Question

The energy level diagram below roughly shows the lowest four electronic energy levels for a hydrogen atom (ground state E1 =-13.6 eV and the first three excited states: E2, E3 & E4-note that the diagram is not drawn to scale) unbound E4 Es E2 E1

1) If the electron starts out in the ground state and is excited to level E3 by an incoming photon, what was the wavelength of that photon (in nm)?

a) 95.4 nm

b) 102.5nm

c) 121.5nm

d) 136.7 nm

e) 182.3 nm

2) When the electron transitioned from E1 to E3 its orbital radius increased by a factor of:

A) 1 (It didn’t change)

B) 2

C) 3

D) 4

E) 9

3) What is the longest wavelength the hydrogen atom can absorb, if initially in the ground state?
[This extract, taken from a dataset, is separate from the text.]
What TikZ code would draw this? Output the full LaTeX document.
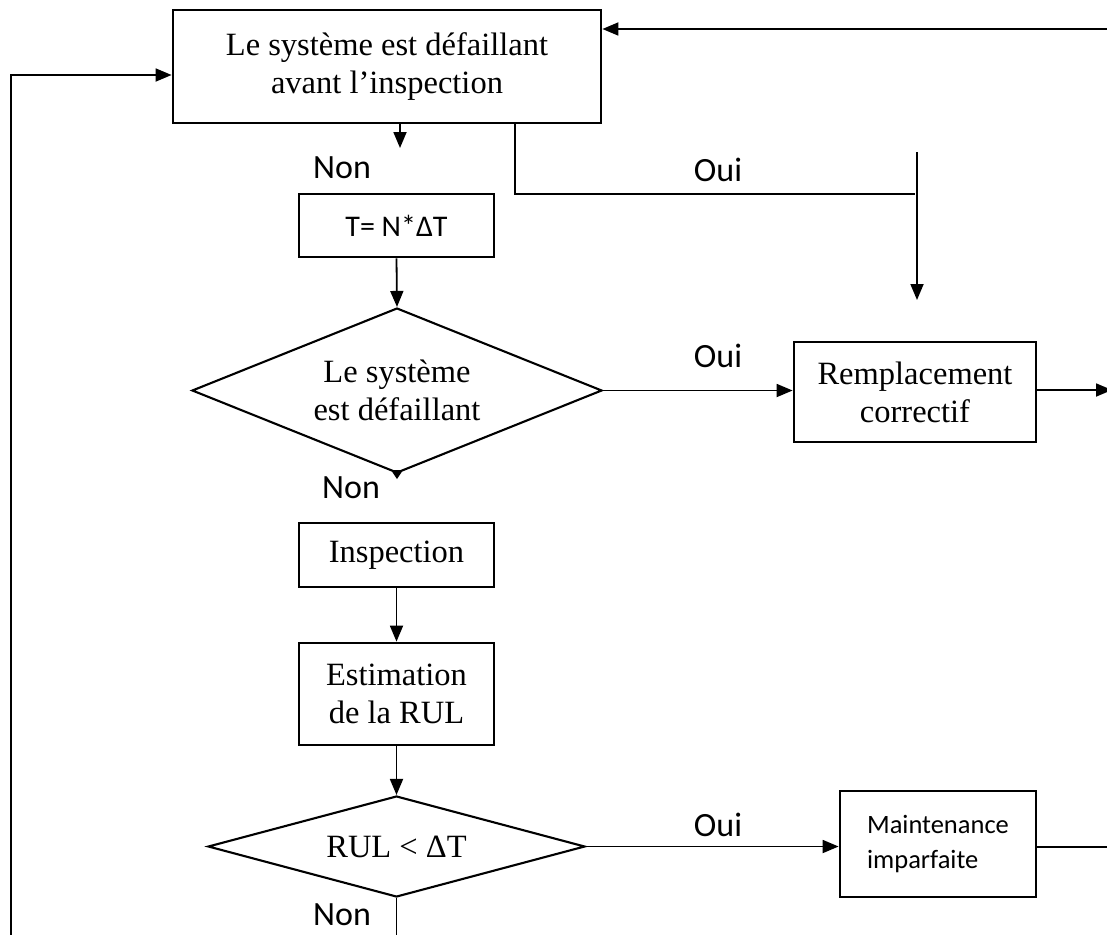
\documentclass[tikz,border=0pt]{standalone}
\usepackage{fontspec}
\setmainfont{Liberation Serif}
\newfontfamily\carlitofont{Carlito}
\usetikzlibrary{shapes.geometric,arrows.meta,calc}
\begin{document}
\begin{tikzpicture}[x=1pt,y=-1pt,
  box/.style={draw, line width=2.8pt, inner sep=0pt, align=center,
    font={\fontsize{32.5}{38}\selectfont}},
  cbox/.style={box, font={\carlitofont\fontsize{30}{35}\selectfont}},
  dia/.style={draw, diamond, line width=2.1pt, inner sep=0pt, align=center,
    font={\fontsize{32.5}{38}\selectfont}},
  lab/.style={font={\carlitofont\fontsize{34}{38}\selectfont}, inner sep=0pt},
  arr/.style={-{Triangle[length=16pt,width=13pt]}, line width=1.8pt},
  ln/.style={line width=1.8pt}]
\useasboundingbox (0,0) rectangle (1107,934);
\fill[white] (0,0) rectangle (1107,934);
% nodes
\node[box, minimum width=428, minimum height=113] (b1) at (387,66.5)
  {Le système est défaillant\\avant l’inspection};
\node[cbox, minimum width=195, minimum height=63] (tn) at (396.5,225.5) {T= N*ΔT};
\node[dia, aspect=2.48, minimum width=410, minimum height=165] (d1) at (397,390.5)
  {Le système\\est défaillant};
\node[box, minimum width=242, minimum height=100] (b2) at (915,392)
  {Remplacement\\correctif};
\node[box, minimum width=195, minimum height=64] (insp) at (396.5,555) {Inspection};
\node[box, minimum width=195, minimum height=102] (est) at (396.5,694)
  {Estimation\\de la RUL};
\node[dia, aspect=3.7, minimum width=377, minimum height=101] (d2) at (396.5,846.5)
  {RUL < ΔT};
\node[box, font={\carlitofont\fontsize{26.5}{35}\selectfont}, minimum width=196,
  minimum height=106, align=left] (b3) at (938,844)
  {Maintenance\\imparfaite};
% labels
\node[lab] (non1) at (342,168) {Non};
\node[lab] (oui1) at (718,170) {Oui};
\node[lab] (oui2) at (718,356) {Oui};
\node[lab] (non2) at (351,488) {Non};
\node[lab] (oui3) at (718,825) {Oui};
\node[lab] (non3) at (342,915) {Non};
% connectors
\coordinate (tr) at (1107,29);
\draw[arr] (tr) -- (tr -| b1.east);
\coordinate (lb) at (11,940);
\coordinate (lt) at (11,75);
\draw[arr] (lb) -- (lt) -- (lt -| b1.west);
\coordinate (n1) at (400,148);
\draw[arr] (n1 |- b1.south) -- (n1);
\coordinate (o1) at (515,194);
\coordinate (o2) at (915,194);
\draw[ln] (o1 |- b1.south) -- (o1) -- (o2);
\coordinate (v1) at (917,152);
\coordinate (v2) at (917,300);
\draw[arr] (v1) -- (v2);
\draw[arr] (tn.south) -- (d1.north);
\draw[arr] (d1.east) -- (d1.east -| b2.west);
\coordinate (r1) at (1112,390);
\draw[arr] (b2.east |- r1) -- (r1);
\fill ($(d1.south)+(-6,-4)$) -- ($(d1.south)+(6,-4)$) -- ($(d1.south)+(0,5)$) -- cycle;
\draw[arr] (insp.south) -- (est.north);
\draw[arr] (est.south) -- (d2.north);
\draw[arr] (d2.east) -- (d2.east -| b3.west);
\coordinate (r2) at (1110,847);
\draw[ln] (b3.east |- r2) -- (r2);
\coordinate (bb) at (396.5,940);
\draw[ln] (d2.south) -- (bb);
\end{tikzpicture}
\end{document}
Give your answer in nm and explain your reasoning.

Answer 1

1)

electron is excited from level 1 (ground state) to level 3. hence energy absorbed is = E₃ - E₁ = 1.36 ( 1 - 1/9) =

13.6 x 8 /9 eV

$\Delta{E} = \frac{13.6\times8}{9}\times1.6\times10^{-19}=\frac{6.63\times10^{-34}\times3\times10^{8}}{\lambda}$

$\lambda=102.5\,nm$

answer (b)

2)

In Bohr model radius of orbit r is proprotional to square of quantum number n.

$r\propto\,n^2$

when electron makes a transition from E₁ to E₃ radius increases by a factor of 9.

3)

since $\Delta{E}=\frac{hc}{\lambda}$

longest wavelength means smallest energy difference.

That is transition is from ground state to level 2

Energy difference is $\Delta{E}=13.6\left(1-\frac{1}{4} \right )\,eV$

$13.6\times\frac{3}{4}\times1.6\times10^{-19}=\frac{6.63\times10^{-34}\times3\times10^{8}}{\lambda}$

$\lambda=121.5\,nm$